Task goal | Quote the entries in full, character for character, without their images.

Records for this exercise |
::::::

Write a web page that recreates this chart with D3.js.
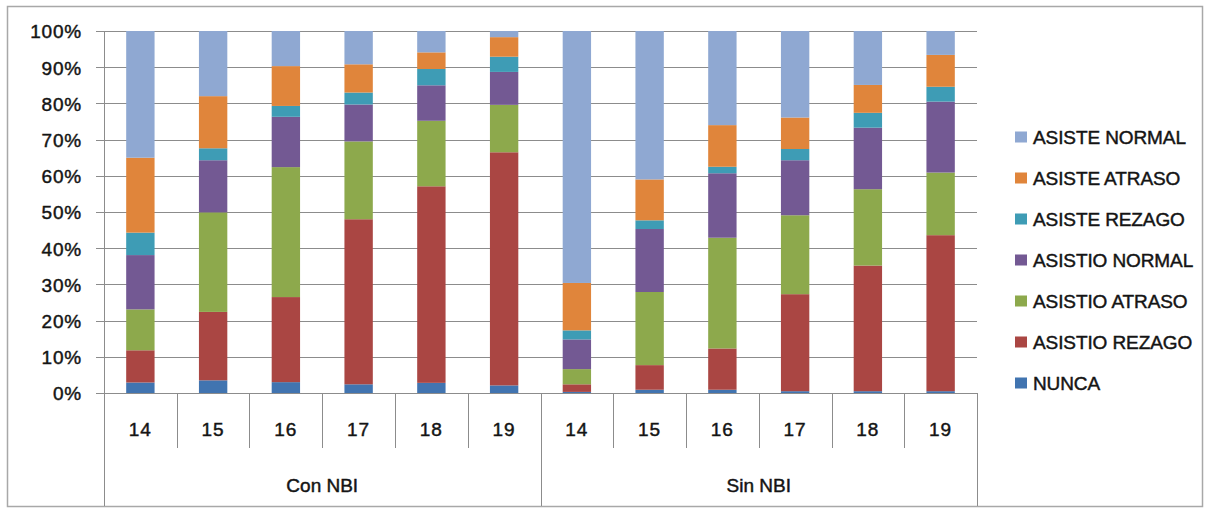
<!DOCTYPE html>
<html>
<head>
<meta charset="utf-8">
<script src="https://cdn.jsdelivr.net/npm/d3@7"></script>
<style>
  html, body { margin: 0; padding: 0; background: #fff; }
  svg { display: block; }
  text { font-family: "Liberation Sans", Arial, sans-serif; fill: #141414; stroke: #141414; stroke-width: 0.45px; }
</style>
</head>
<body>
<svg id="chart" width="1207" height="512"></svg>
<script>
// ---- data ----
const groups = ["Con NBI", "Sin NBI"];
const ages = ["14", "15", "16", "17", "18", "19"];
const seriesNames = ["NUNCA", "ASISTIO REZAGO", "ASISTIO ATRASO", "ASISTIO NORMAL", "ASISTE REZAGO", "ASISTE ATRASO", "ASISTE NORMAL"];
const seriesColors = ["#4174B0", "#AA4643", "#8DA94C", "#735993", "#3E9CB5", "#E0853B", "#8FA8D2"];
// values per series (%), order: Con 14..19, Sin 14..19
const nunca         = [2.9, 3.5, 3.0, 2.4, 2.8, 2.1, 0.3, 0.9, 0.9, 0.5, 0.5, 0.5];
const asistioRezago = [8.9, 18.9, 23.5, 45.6, 54.3, 64.4, 2.1, 6.8, 11.4, 26.8, 34.7, 43.1];
const asistioAtraso = [11.3, 27.5, 35.9, 21.5, 18.1, 13.1, 4.2, 20.2, 30.6, 21.8, 21.1, 17.3];
const asistioNormal = [15.0, 14.4, 13.9, 10.2, 9.8, 9.1, 8.2, 17.4, 17.8, 15.2, 17.0, 19.6];
const asisteRezago  = [6.2, 3.3, 3.0, 3.3, 4.5, 4.2, 2.5, 2.4, 1.8, 3.1, 4.1, 4.1];
const asisteAtraso  = [20.7, 14.4, 11.0, 7.8, 4.6, 5.4, 13.1, 11.3, 11.5, 8.7, 7.7, 8.8];
const asisteNormal  = [35.0, 18.0, 9.7, 9.2, 5.9, 1.7, 69.6, 41.0, 26.0, 23.9, 14.9, 6.6];
const yTicks = [0, 0.1, 0.2, 0.3, 0.4, 0.5, 0.6, 0.7, 0.8, 0.9, 1.0];

// ---- build table ----
const seriesValues = [nunca, asistioRezago, asistioAtraso, asistioNormal, asisteRezago, asisteAtraso, asisteNormal];
const rows = [];
groups.forEach((g, gi) => ages.forEach((a, ai) => {
  const idx = gi * ages.length + ai;
  const r = { key: g + "|" + a, group: g, age: a };
  seriesNames.forEach((s, si) => r[s] = seriesValues[si][idx]);
  rows.push(r);
}));

const svg = d3.select("#chart");
const plotL = 104, plotR = 977, plotT = 31, plotB = 393;

const x = d3.scaleBand().domain(rows.map(r => r.key)).range([plotL, plotR])
  .paddingInner(0.61).paddingOuter(0.305);
const y = d3.scaleLinear().domain([0, 1]).range([plotB, plotT]);
const color = d3.scaleOrdinal().domain(seriesNames).range(seriesColors);

const stack = d3.stack().keys(seriesNames).offset(d3.stackOffsetExpand);
const stacked = stack(rows);

// outer border
svg.append("rect").attr("x", 7.5).attr("y", 6.5).attr("width", 1195).attr("height", 500)
  .attr("fill", "none").attr("stroke", "#A8A8A8").attr("stroke-width", 1.5);

// gridlines
const gridG = svg.append("g");
yTicks.forEach(t => {
  gridG.append("line").attr("x1", plotL - 8).attr("x2", plotR)
    .attr("y1", Math.round(y(t)) + 0.5).attr("y2", Math.round(y(t)) + 0.5)
    .attr("stroke", "#8C8C8C").attr("stroke-width", 1);
});

// y-axis labels via d3 axis
const yAxis = d3.axisLeft(y).tickValues(yTicks).tickFormat(d3.format(".0%")).tickSize(0).tickPadding(0);
const yg = svg.append("g").attr("transform", `translate(${82},0)`).call(yAxis);
yg.select(".domain").remove();
yg.selectAll("text").attr("font-size", 19).attr("font-family", "Liberation Sans, Arial, sans-serif")
  .attr("fill", "#141414").attr("letter-spacing", "0.8px")
  .attr("dy", "0.36em");

// bars
svg.append("g").selectAll("g").data(stacked).join("g")
  .attr("fill", d => color(d.key))
  .selectAll("rect").data(d => d).join("rect")
  .attr("x", d => x(d.data.key))
  .attr("width", x.bandwidth())
  .attr("y", d => y(d[1]))
  .attr("height", d => y(d[0]) - y(d[1]));

// axis lines
const axisColor = "#8C8C8C";
svg.append("line").attr("x1", plotL + 0.5).attr("x2", plotL + 0.5).attr("y1", plotT).attr("y2", 506)
  .attr("stroke", axisColor);
svg.append("line").attr("x1", plotL).attr("x2", plotR).attr("y1", plotB + 0.5).attr("y2", plotB + 0.5)
  .attr("stroke", axisColor);

// category dividers
const step = x.step();
rows.forEach((r, i) => {
  if (i === 0) return;
  const xx = Math.round(x(r.key) - x.paddingInner() * step / 2) + 0.5;
  const isGroupEdge = i % ages.length === 0;
  svg.append("line").attr("x1", xx).attr("x2", xx).attr("y1", plotB)
    .attr("y2", isGroupEdge ? 506 : 448).attr("stroke", axisColor);
});
svg.append("line").attr("x1", plotR + 0.5).attr("x2", plotR + 0.5).attr("y1", plotB)
  .attr("y2", 506).attr("stroke", axisColor);

// age labels
svg.append("g").selectAll("text").data(rows).join("text")
  .attr("x", d => x(d.key) + x.bandwidth() / 2)
  .attr("y", 436)
  .attr("text-anchor", "middle")
  .attr("font-size", 19).attr("letter-spacing", "1px")
  .text(d => d.age);

// group labels
groups.forEach((g) => {
  const first = x(g + "|" + ages[0]), last = x(g + "|" + ages[ages.length - 1]) + x.bandwidth();
  svg.append("text").attr("x", (first + last) / 2).attr("y", 492)
    .attr("text-anchor", "middle").attr("font-size", 19)
    .text(g);
});

// legend (top to bottom = reverse series order)
const legendNames = seriesNames.slice().reverse();
const lg = svg.append("g");
legendNames.forEach((s, i) => {
  const cy = 137.5 + i * 41;
  lg.append("rect").attr("x", 1015).attr("y", cy - 6).attr("width", 12).attr("height", 11)
    .attr("fill", color(s));
  lg.append("text").attr("x", 1033).attr("y", cy).attr("dy", "0.36em")
    .attr("font-size", 19).attr("letter-spacing", "-0.1px").text(s);
});
</script>
</body>
</html>
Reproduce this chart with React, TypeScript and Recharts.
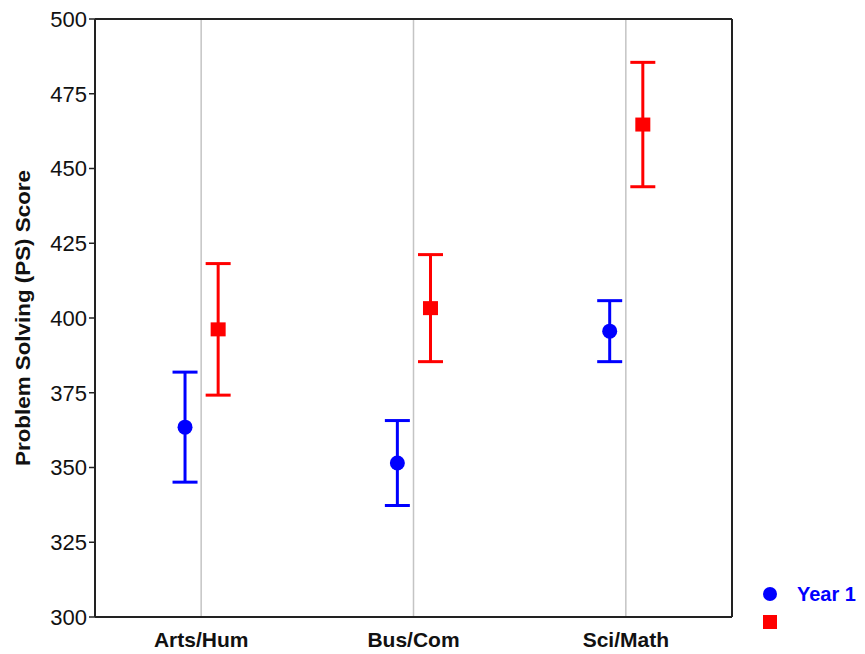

::::::

The answer |
Write a web page that recreates this chart with D3.js.
<!DOCTYPE html>
<html>
<head>
<meta charset="utf-8">
<script src="https://cdn.jsdelivr.net/npm/d3@7"></script>
<style>
  html, body { margin: 0; padding: 0; background: #fff; }
  svg { display: block; }
  text { font-family: "Liberation Sans", Arial, sans-serif; fill: #141414; stroke: #141414; stroke-width: 0.45px; }
</style>
</head>
<body>
<svg id="chart" width="1207" height="512"></svg>
<script>
// ---- data ----
const groups = ["Con NBI", "Sin NBI"];
const ages = ["14", "15", "16", "17", "18", "19"];
const seriesNames = ["NUNCA", "ASISTIO REZAGO", "ASISTIO ATRASO", "ASISTIO NORMAL", "ASISTE REZAGO", "ASISTE ATRASO", "ASISTE NORMAL"];
const seriesColors = ["#4174B0", "#AA4643", "#8DA94C", "#735993", "#3E9CB5", "#E0853B", "#8FA8D2"];
// values per series (%), order: Con 14..19, Sin 14..19
const nunca         = [2.9, 3.5, 3.0, 2.4, 2.8, 2.1, 0.3, 0.9, 0.9, 0.5, 0.5, 0.5];
const asistioRezago = [8.9, 18.9, 23.5, 45.6, 54.3, 64.4, 2.1, 6.8, 11.4, 26.8, 34.7, 43.1];
const asistioAtraso = [11.3, 27.5, 35.9, 21.5, 18.1, 13.1, 4.2, 20.2, 30.6, 21.8, 21.1, 17.3];
const asistioNormal = [15.0, 14.4, 13.9, 10.2, 9.8, 9.1, 8.2, 17.4, 17.8, 15.2, 17.0, 19.6];
const asisteRezago  = [6.2, 3.3, 3.0, 3.3, 4.5, 4.2, 2.5, 2.4, 1.8, 3.1, 4.1, 4.1];
const asisteAtraso  = [20.7, 14.4, 11.0, 7.8, 4.6, 5.4, 13.1, 11.3, 11.5, 8.7, 7.7, 8.8];
const asisteNormal  = [35.0, 18.0, 9.7, 9.2, 5.9, 1.7, 69.6, 41.0, 26.0, 23.9, 14.9, 6.6];
const yTicks = [0, 0.1, 0.2, 0.3, 0.4, 0.5, 0.6, 0.7, 0.8, 0.9, 1.0];

// ---- build table ----
const seriesValues = [nunca, asistioRezago, asistioAtraso, asistioNormal, asisteRezago, asisteAtraso, asisteNormal];
const rows = [];
groups.forEach((g, gi) => ages.forEach((a, ai) => {
  const idx = gi * ages.length + ai;
  const r = { key: g + "|" + a, group: g, age: a };
  seriesNames.forEach((s, si) => r[s] = seriesValues[si][idx]);
  rows.push(r);
}));

const svg = d3.select("#chart");
const plotL = 104, plotR = 977, plotT = 31, plotB = 393;

const x = d3.scaleBand().domain(rows.map(r => r.key)).range([plotL, plotR])
  .paddingInner(0.61).paddingOuter(0.305);
const y = d3.scaleLinear().domain([0, 1]).range([plotB, plotT]);
const color = d3.scaleOrdinal().domain(seriesNames).range(seriesColors);

const stack = d3.stack().keys(seriesNames).offset(d3.stackOffsetExpand);
const stacked = stack(rows);

// outer border
svg.append("rect").attr("x", 7.5).attr("y", 6.5).attr("width", 1195).attr("height", 500)
  .attr("fill", "none").attr("stroke", "#A8A8A8").attr("stroke-width", 1.5);

// gridlines
const gridG = svg.append("g");
yTicks.forEach(t => {
  gridG.append("line").attr("x1", plotL - 8).attr("x2", plotR)
    .attr("y1", Math.round(y(t)) + 0.5).attr("y2", Math.round(y(t)) + 0.5)
    .attr("stroke", "#8C8C8C").attr("stroke-width", 1);
});

// y-axis labels via d3 axis
const yAxis = d3.axisLeft(y).tickValues(yTicks).tickFormat(d3.format(".0%")).tickSize(0).tickPadding(0);
const yg = svg.append("g").attr("transform", `translate(${82},0)`).call(yAxis);
yg.select(".domain").remove();
yg.selectAll("text").attr("font-size", 19).attr("font-family", "Liberation Sans, Arial, sans-serif")
  .attr("fill", "#141414").attr("letter-spacing", "0.8px")
  .attr("dy", "0.36em");

// bars
svg.append("g").selectAll("g").data(stacked).join("g")
  .attr("fill", d => color(d.key))
  .selectAll("rect").data(d => d).join("rect")
  .attr("x", d => x(d.data.key))
  .attr("width", x.bandwidth())
  .attr("y", d => y(d[1]))
  .attr("height", d => y(d[0]) - y(d[1]));

// axis lines
const axisColor = "#8C8C8C";
svg.append("line").attr("x1", plotL + 0.5).attr("x2", plotL + 0.5).attr("y1", plotT).attr("y2", 506)
  .attr("stroke", axisColor);
svg.append("line").attr("x1", plotL).attr("x2", plotR).attr("y1", plotB + 0.5).attr("y2", plotB + 0.5)
  .attr("stroke", axisColor);

// category dividers
const step = x.step();
rows.forEach((r, i) => {
  if (i === 0) return;
  const xx = Math.round(x(r.key) - x.paddingInner() * step / 2) + 0.5;
  const isGroupEdge = i % ages.length === 0;
  svg.append("line").attr("x1", xx).attr("x2", xx).attr("y1", plotB)
    .attr("y2", isGroupEdge ? 506 : 448).attr("stroke", axisColor);
});
svg.append("line").attr("x1", plotR + 0.5).attr("x2", plotR + 0.5).attr("y1", plotB)
  .attr("y2", 506).attr("stroke", axisColor);

// age labels
svg.append("g").selectAll("text").data(rows).join("text")
  .attr("x", d => x(d.key) + x.bandwidth() / 2)
  .attr("y", 436)
  .attr("text-anchor", "middle")
  .attr("font-size", 19).attr("letter-spacing", "1px")
  .text(d => d.age);

// group labels
groups.forEach((g) => {
  const first = x(g + "|" + ages[0]), last = x(g + "|" + ages[ages.length - 1]) + x.bandwidth();
  svg.append("text").attr("x", (first + last) / 2).attr("y", 492)
    .attr("text-anchor", "middle").attr("font-size", 19)
    .text(g);
});

// legend (top to bottom = reverse series order)
const legendNames = seriesNames.slice().reverse();
const lg = svg.append("g");
legendNames.forEach((s, i) => {
  const cy = 137.5 + i * 41;
  lg.append("rect").attr("x", 1015).attr("y", cy - 6).attr("width", 12).attr("height", 11)
    .attr("fill", color(s));
  lg.append("text").attr("x", 1033).attr("y", cy).attr("dy", "0.36em")
    .attr("font-size", 19).attr("letter-spacing", "-0.1px").text(s);
});
</script>
</body>
</html>
Reproduce this chart with React, TypeScript and Recharts.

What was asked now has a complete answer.